A former World Bank economist turned politician, Mr Muriithi says he learnt what swayed voters in the 2013 polls was fear, not ideas.

“Politicians and social scientists have discovered that Wanjiku is burdened by many cares in her daily struggles. To catch her attention, they must frighten her out of her daily preoccupations with survival. This explains the intense scare mongering directed at Kikuyu voters every election time. The slogan "ni twathira" was so effective,” he recalls.

Muriithi and his former Ndaragawa counterpart Jeremiah Kioni went against the grain of the TNA wave and were whitewashed. By sticking with Mudavadi, they staked their political necks for a chop they will not forget in a hurry.

“UDF believed a middle of the road route through a moderate leader as Mudavadi was the most viable alternative to draw Kenya back from the extreme passions excited by a contest between Uhuru and Raila. Their followers behaved, and continued to behave, like two alien war formations which is not good for national unity,” he recalls.

Wambugu had a front row interaction with what he describes as “irrational fear of annihilation” that seemed to eclipse every other idea, argument or consideration in choice of leadership among Kikuyu voters.

“Having tried to persuade leaders and voters in Central Kenya to consider a non-Kikuyu for president, I constantly came across expressions of deep fear that cuts across the social strata among the Kikuyu. The average Kikuyu peasant, university graduate or businessman deeply fears that government can be turned against them,” he says.

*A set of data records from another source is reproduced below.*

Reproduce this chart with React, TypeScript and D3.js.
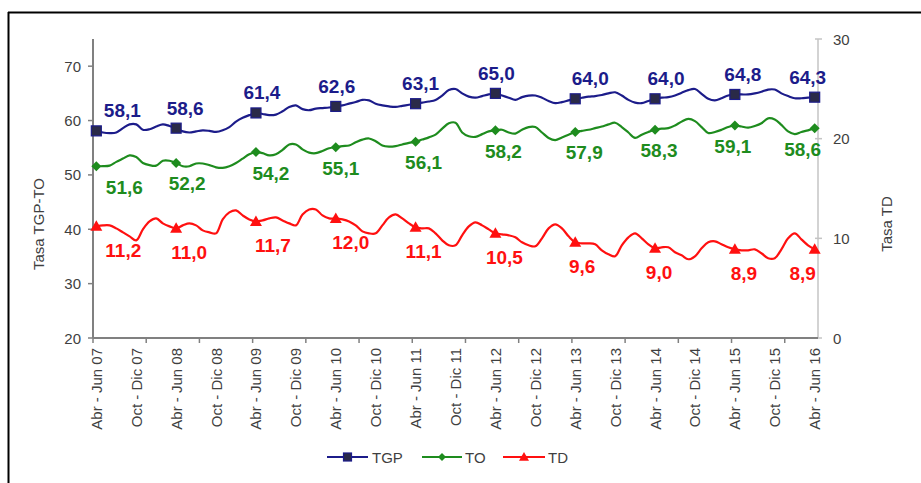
import React from "react";
import * as d3 from "d3";

const MONTHS = ["Ene", "Feb", "Mar", "Abr", "May", "Jun", "Jul", "Ago", "Sep", "Oct", "Nov", "Dic"];
const N_PERIODS = 109;
const categories: string[] = Array.from({ length: N_PERIODS }, (_, i) => {
  const s = 3 + i;
  const e = s + 2;
  const sy = String(7 + Math.floor(s / 12)).padStart(2, "0");
  const ey = String(7 + Math.floor(e / 12)).padStart(2, "0");
  return sy === ey
    ? `${MONTHS[s % 12]} - ${MONTHS[e % 12]} ${ey}`
    : `${MONTHS[s % 12]} ${sy} - ${MONTHS[e % 12]} ${ey}`;
});

const TGP = [
  58.1, 57.8, 57.7, 57.8, 58.6, 59.3, 59.3, 58.3, 58.4, 58.9, 59.3, 59.0,
  58.6, 58.0, 57.8, 58.0, 58.2, 58.1, 57.9, 58.2, 58.8, 59.8, 60.5, 61.0,
  61.4, 61.2, 61.0, 61.1, 61.7, 62.5, 62.8, 62.1, 61.9, 62.2, 62.3, 62.4,
  62.6, 62.8, 63.1, 63.4, 63.8, 63.7, 63.1, 62.8, 62.6, 62.5, 62.7, 62.9,
  63.1, 63.3, 63.5, 63.8, 64.6, 65.6, 65.8, 65.0, 64.4, 64.2, 64.5, 64.8,
  65.0, 64.6, 64.2, 63.8, 64.3, 64.6, 64.6, 64.2, 63.6, 63.2, 63.4, 63.7,
  64.0, 64.2, 64.4, 64.5, 64.7, 65.0, 65.2, 64.6, 63.8, 63.3, 63.2, 63.6,
  64.0, 64.2, 64.3, 64.6, 65.1, 65.6, 65.8, 64.9, 64.0, 63.7, 64.1, 64.6,
  64.8, 64.8, 64.8, 65.0, 65.3, 65.7, 65.7, 65.0, 64.5, 64.1, 64.1, 64.2,
  64.3,
];

const TO = [
  51.6, 51.6, 51.7, 52.4, 53.0, 53.6, 53.3, 52.2, 51.8, 51.7, 52.6, 52.6,
  52.2, 51.6, 51.6, 52.1, 52.1, 51.8, 51.4, 51.3, 51.6, 52.2, 53.0, 53.8,
  54.2, 54.0, 53.6, 53.8, 54.6, 55.6, 55.6, 54.7, 54.1, 54.0, 54.4, 54.9,
  55.1, 55.3, 55.4, 56.0, 56.5, 56.7, 56.2, 55.4, 55.2, 55.3, 55.6, 55.9,
  56.1, 56.5, 56.9, 57.4, 58.5, 59.5, 59.6, 57.8, 57.1, 57.0, 57.5, 58.0,
  58.2, 58.3, 57.8, 57.6, 58.3, 58.8, 58.8, 57.8, 56.8, 56.4, 56.9, 57.4,
  57.9, 58.1, 58.3, 58.6, 58.9, 59.3, 59.6, 58.8, 57.8, 56.8, 57.4, 57.9,
  58.3, 58.5, 58.6, 59.1, 59.8, 60.3, 59.9, 58.8, 57.7, 57.9, 58.3, 58.8,
  59.1, 58.9, 58.7, 59.0, 59.5, 60.4, 60.2, 59.2, 58.0, 57.5, 57.9, 58.2,
  58.6,
];

const TD = [
  11.2, 11.3, 11.3, 11.0, 10.6, 10.2, 9.8, 10.9, 11.7, 12.0, 11.5, 11.2,
  11.0, 11.3, 11.5, 11.3, 10.8, 10.6, 10.5, 11.9, 12.6, 12.8, 12.3, 11.9,
  11.7, 11.8, 12.0, 12.1, 11.8, 11.5, 11.3, 12.4, 12.9, 12.9, 12.3, 12.0,
  12.0, 11.9, 11.7, 11.3, 10.7, 10.5, 10.5, 11.3, 12.1, 12.4, 12.0, 11.5,
  11.1, 11.0, 11.0, 10.5, 9.8, 9.3, 9.3, 10.3, 11.2, 11.6, 11.3, 10.9,
  10.5, 10.4, 10.3, 10.1, 9.6, 9.3, 9.2, 10.0, 11.0, 11.4, 11.0, 10.2,
  9.6, 9.5, 9.5, 9.4, 8.8, 8.4, 8.2, 9.3, 10.1, 10.5, 10.0, 9.4,
  9.0, 9.1, 9.1, 8.6, 8.3, 7.9, 8.2, 9.0, 9.6, 9.7, 9.4, 9.1,
  8.9, 8.8, 8.8, 8.9, 8.5, 8.0, 8.0, 8.9, 10.0, 10.5, 9.9, 9.3,
  8.9,
];

const leftTicks = [20, 30, 40, 50, 60, 70];
const rightTicks = [0, 10, 20, 30];
const LABEL_EVERY = 6;
const TICK_EVERY = 8;
const MARK_EVERY = 12;

// layout (label offsets in px, per marked point)
const tgpDx = [26, 9, 6, 1, 5, 1, 15, 11, 8, -7];
const toDx = [28, 11, 15, 5, 8, 8, 9, 4, -2, -12];
const tdDx = [27, 13, 17, 15, 8, 9, 7, 4, 9, -12];

const W = 921;
const H = 483;
const X0 = 93;
const X1 = 818;
const Y0 = 338;
const Y1 = 39;
const FONT = "Arial, 'Liberation Sans', sans-serif";
const AXIS_TXT = "#3f3f3f";
const C_TGP = "#1c1c8a";
const C_TO = "#1e8c1e";
const C_TD = "#ff1010";

const fmt = (v: number) => v.toFixed(1).replace(".", ",");

export default function App() {
  const x = d3.scalePoint<number>().domain(d3.range(N_PERIODS)).range([X0, X1]).padding(0.5);
  const step = x.step();
  const yL = d3.scaleLinear().domain([20, 75]).range([Y0, Y1]);
  const yR = d3.scaleLinear().domain([0, 30]).range([Y0, Y1]);

  const lineL = d3
    .line<number>()
    .x((_, i) => x(i) as number)
    .y((d) => yL(d))
    .curve(d3.curveCatmullRom.alpha(0.5));
  const lineR = d3
    .line<number>()
    .x((_, i) => x(i) as number)
    .y((d) => yR(d))
    .curve(d3.curveCatmullRom.alpha(0.5));

  const markIdx = d3.range(0, N_PERIODS, MARK_EVERY);
  const tickIdx = d3.range(0, N_PERIODS + 1, TICK_EVERY);
  const labelIdx = d3.range(0, N_PERIODS, LABEL_EVERY);

  const square = (cx: number, cy: number, s: number, key: any) => (
    <rect key={key} x={cx - s / 2} y={cy - s / 2} width={s} height={s} fill="#2a2a48" stroke={C_TGP} strokeWidth={1.2} />
  );
  const diamond = (cx: number, cy: number, s: number, key: any) => (
    <path key={key} d={`M${cx},${cy - s}L${cx + s},${cy}L${cx},${cy + s}L${cx - s},${cy}Z`} fill={C_TO} />
  );
  const tri = (cx: number, cy: number, s: number, key: any) => (
    <path key={key} d={`M${cx},${cy - s}L${cx + s},${cy + s * 0.75}L${cx - s},${cy + s * 0.75}Z`} fill={C_TD} />
  );

  return (
    <svg width={W} height={H} style={{ position: "absolute", left: 0, top: 0, background: "#fff" }} fontFamily={FONT}>
      <rect x={0} y={0} width={W} height={H} fill="#fff" />
      {/* frame */}
      <line x1={8} y1={12.5} x2={W} y2={12.5} stroke="#000" strokeWidth={2} />
      <line x1={8.5} y1={12} x2={8.5} y2={H} stroke="#000" strokeWidth={2} />

      {/* left axis */}
      <line x1={X0} y1={Y1} x2={X0} y2={Y0} stroke="#808080" strokeWidth={2} />
      {leftTicks.map((t) => (
        <g key={"l" + t}>
          <line x1={X0 - 5} x2={X0} y1={yL(t)} y2={yL(t)} stroke="#808080" strokeWidth={1.5} />
          <text x={X0 - 12} y={yL(t)} textAnchor="end" dominantBaseline="central" fontSize={15} fill={AXIS_TXT}>
            {t}
          </text>
        </g>
      ))}
      <text
        transform={`translate(38,224) rotate(-90)`}
        textAnchor="middle"
        dominantBaseline="central"
        fontSize={15}
        fill={AXIS_TXT}
      >
        Tasa TGP-TO
      </text>

      {/* right axis */}
      <line x1={X1} y1={Y1} x2={X1} y2={Y0} stroke="#c4c4c4" strokeWidth={1.5} />
      {rightTicks.map((t) => (
        <g key={"r" + t}>
          <line x1={X1 - 3} x2={X1 + 4} y1={yR(t)} y2={yR(t)} stroke="#c4c4c4" strokeWidth={1.5} />
          <text x={X1 + 15} y={yR(t)} textAnchor="start" dominantBaseline="central" fontSize={15} fill={AXIS_TXT}>
            {t}
          </text>
        </g>
      ))}
      <text
        transform={`translate(886,224) rotate(-90)`}
        textAnchor="middle"
        dominantBaseline="central"
        fontSize={15}
        fill={AXIS_TXT}
      >
        Tasa TD
      </text>

      {/* x axis */}
      <line x1={X0} y1={Y0} x2={X1} y2={Y0} stroke="#808080" strokeWidth={2} />
      {tickIdx.map((k) => (
        <line key={"t" + k} x1={X0 + k * step} x2={X0 + k * step} y1={Y0} y2={Y0 + 5} stroke="#808080" strokeWidth={1.5} />
      ))}
      {labelIdx.map((i) => (
        <text
          key={"c" + i}
          transform={`translate(${x(i)},${Y0 + 10}) rotate(-90)`}
          textAnchor="end"
          dominantBaseline="central"
          fontSize={15}
          fill={AXIS_TXT}
        >
          {categories[i]}
        </text>
      ))}

      {/* lines */}
      <path d={lineL(TGP) || ""} fill="none" stroke={C_TGP} strokeWidth={2.2} />
      <path d={lineL(TO) || ""} fill="none" stroke={C_TO} strokeWidth={2.2} />
      <path d={lineR(TD) || ""} fill="none" stroke={C_TD} strokeWidth={2.2} />

      {/* markers + labels */}
      {markIdx.map((i, k) => (
        <g key={"m" + i}>
          {square(x(i) as number, yL(TGP[i]), 10, "s")}
          {diamond(x(i) as number, yL(TO[i]), 5, "d")}
          {tri(x(i) as number, yR(TD[i]), 6, "t")}
          <text x={(x(i) as number) + tgpDx[k]} y={yL(TGP[i]) - 20} textAnchor="middle" dominantBaseline="central" fontSize={19} fontWeight="bold" fill={C_TGP}>
            {fmt(TGP[i])}
          </text>
          <text x={(x(i) as number) + toDx[k]} y={yL(TO[i]) + 21} textAnchor="middle" dominantBaseline="central" fontSize={19} fontWeight="bold" fill={C_TO}>
            {fmt(TO[i])}
          </text>
          <text x={(x(i) as number) + tdDx[k]} y={yR(TD[i]) + 24} textAnchor="middle" dominantBaseline="central" fontSize={19} fontWeight="bold" fill={C_TD}>
            {fmt(TD[i])}
          </text>
        </g>
      ))}

      {/* legend */}
      <g>
        <line x1={327} x2={368} y1={457} y2={457} stroke={C_TGP} strokeWidth={2.2} />
        {square(347.5, 457, 8, "ls")}
        <text x={372} y={457} dominantBaseline="central" fontSize={15} fill={AXIS_TXT}>TGP</text>
        <line x1={422} x2={462} y1={457} y2={457} stroke={C_TO} strokeWidth={2.2} />
        {diamond(442, 457, 4, "ld")}
        <text x={465} y={457} dominantBaseline="central" fontSize={15} fill={AXIS_TXT}>TO</text>
        <line x1={503} x2={545} y1={457} y2={457} stroke={C_TD} strokeWidth={2.2} />
        {tri(524, 457, 5, "lt")}
        <text x={548} y={457} dominantBaseline="central" fontSize={15} fill={AXIS_TXT}>TD</text>
      </g>
    </svg>
  );
}
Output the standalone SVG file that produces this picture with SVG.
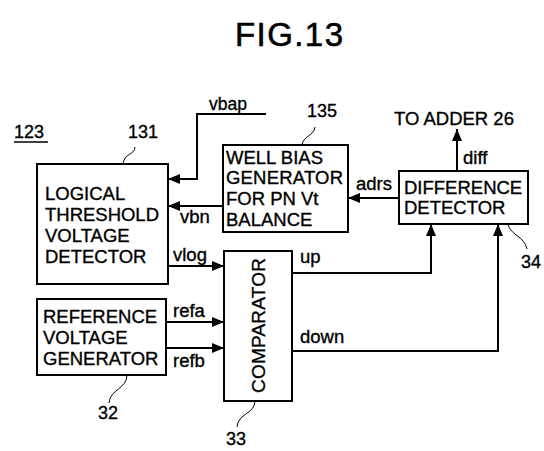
<svg xmlns="http://www.w3.org/2000/svg" width="544" height="451" viewBox="0 0 544 451">
<defs>
<style>
text{font-family:"Liberation Sans",Arial,sans-serif;fill:#000;font-size:18.5px;stroke:#000;stroke-width:0.35}
.box{fill:#fff;stroke:#000;stroke-width:2}
.ln{fill:none;stroke:#000;stroke-width:2}
.ld{fill:none;stroke:#000;stroke-width:1}
.title{font-size:33px;stroke-width:0.6}
.num{font-size:18px}
</style>
<marker id="ah" viewBox="0 0 12 10" refX="12" refY="5" markerWidth="12" markerHeight="10" markerUnits="userSpaceOnUse" orient="auto">
<path d="M0,0 L12,5 L0,10 Z" fill="#000"/>
</marker>
</defs>
<rect width="544" height="451" fill="#fff"/>
<text class="title" x="235" y="46" textLength="108">FIG.13</text>
<g id="label123">
<text class="num" x="14" y="138">123</text>
<line x1="14" y1="142" x2="48" y2="142" stroke="#000" stroke-width="1.5"/>
</g>
<g id="logical-threshold-voltage-detector">
<rect class="box" x="37" y="164" width="131" height="120"/>
<text x="45" y="200">LOGICAL</text>
<text x="45" y="221" textLength="114">THRESHOLD</text>
<text x="45" y="242">VOLTAGE</text>
<text x="45" y="263">DETECTOR</text>
<text class="num" x="128" y="138">131</text>
<path class="ld" d="M135,147 C135,155 124,153 123,164"/>
</g>
<g id="well-bias-generator">
<rect class="box" x="223" y="145" width="125" height="87"/>
<text x="226" y="164">WELL BIAS</text>
<text x="226" y="184" textLength="117">GENERATOR</text>
<text x="226" y="205">FOR PN Vt</text>
<text x="226" y="226">BALANCE</text>
<text class="num" x="307" y="117">135</text>
<path class="ld" d="M315,127 C314,136 303,136 302,145"/>
</g>
<g id="difference-detector">
<rect class="box" x="399" y="171" width="129" height="53"/>
<text x="404" y="194">DIFFERENCE</text>
<text x="404" y="214">DETECTOR</text>
<text class="num" x="521" y="268">34</text>
<path class="ld" d="M508,225 C512,236 524,236 527,249"/>
</g>
<g id="reference-voltage-generator">
<rect class="box" x="37" y="299" width="129" height="76"/>
<text x="43" y="323">REFERENCE</text>
<text x="43" y="344">VOLTAGE</text>
<text x="43" y="365">GENERATOR</text>
<text class="num" x="98" y="419">32</text>
<path class="ld" d="M127,375 C127,389 110,389 109,403"/>
</g>
<g id="comparator">
<rect class="box" x="224" y="251" width="68" height="150"/>
<text x="0" y="0" transform="translate(265,393) rotate(-90)" style="font-size:19px" textLength="135">COMPARATOR</text>
<text class="num" x="226" y="445">33</text>
<path class="ld" d="M255,401 C255,414 238,413 237,427"/>
</g>
<g id="connectors">
<path class="ln" d="M266,114 H197 V179 H168" marker-end="url(#ah)"/>
<text x="209" y="110" style="font-size:17.5px">vbap</text>
<path class="ln" d="M223,206 H168" marker-end="url(#ah)"/>
<text x="180" y="223">vbn</text>
<path class="ln" d="M399,198 H348" marker-end="url(#ah)"/>
<text x="356" y="190">adrs</text>
<path class="ln" d="M457,171 V129" marker-end="url(#ah)"/>
<text x="463" y="164">diff</text>
<text x="394" y="125">TO ADDER 26</text>
<path class="ln" d="M168,266 H224" marker-end="url(#ah)"/>
<text x="173" y="261">vlog</text>
<path class="ln" d="M166,322 H224" marker-end="url(#ah)"/>
<text x="173" y="317">refa</text>
<path class="ln" d="M166,348 H224" marker-end="url(#ah)"/>
<text x="173" y="367">refb</text>
<path class="ln" d="M292,273 H431 V224" marker-end="url(#ah)"/>
<text x="300" y="263">up</text>
<path class="ln" d="M292,351 H498 V224" marker-end="url(#ah)"/>
<text x="300" y="343">down</text>
</g>
</svg>
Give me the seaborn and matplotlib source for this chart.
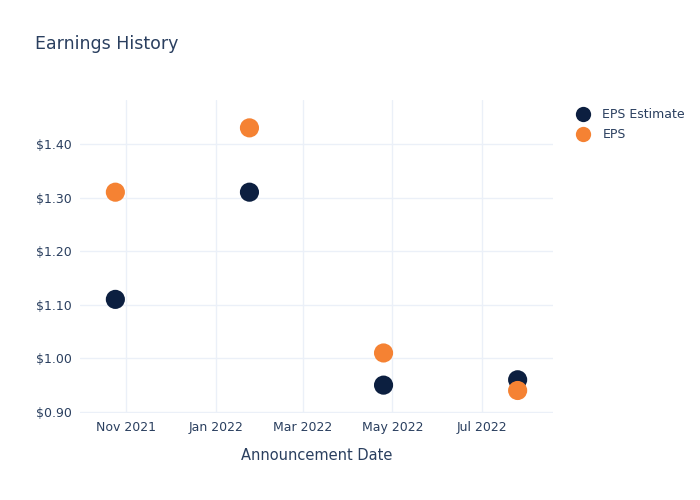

The average Kikuyu middle class and professional grew up on a diet of negative ethnicity, in addition to being targets of unflattering social labels that seemed to have left many seeing a shadow behind every bush.

Extremely gullible

“These are the same narratives they heard from their parents and grand parents, narratives of being hunted and haunted by an alien colonial state, and which makes them extremely gullible to political scare mongering,” Ngunjiri says.

While working for Raila, Ngunjiri says he became aware of two seemingly contradictory aspects about the group behaviour of the Gema people than he was before.

“This is hard to believe for many, but it is true Kikuyus are a politically ambivalent and detached lot. I am convinced they can comfortably live in Kenya without ever bothering to be in political leadership, if they did not feel their interests in land, business and physical safety were threatened by government,” he says.

The second seemingly contradictory aspect about their group behaviour he said: “Some argue the poor have no interest or reason to gang up with the rich to protect. The Gema people carry a collective baggage of a historical memory of being targeted, isolated, haunted, hounded during the colonial times,” he says.

“Their experience is when it begins, it does not end with the rich, both rich and poor will soon be in trouble. This is why Uhuru was able to stand up and say we are being targeted and everyone identified with him. At that point, he spoke as a Kikuyu, not as a rich man. Even the street families understood the alarmist rallying call of "ni twathira”.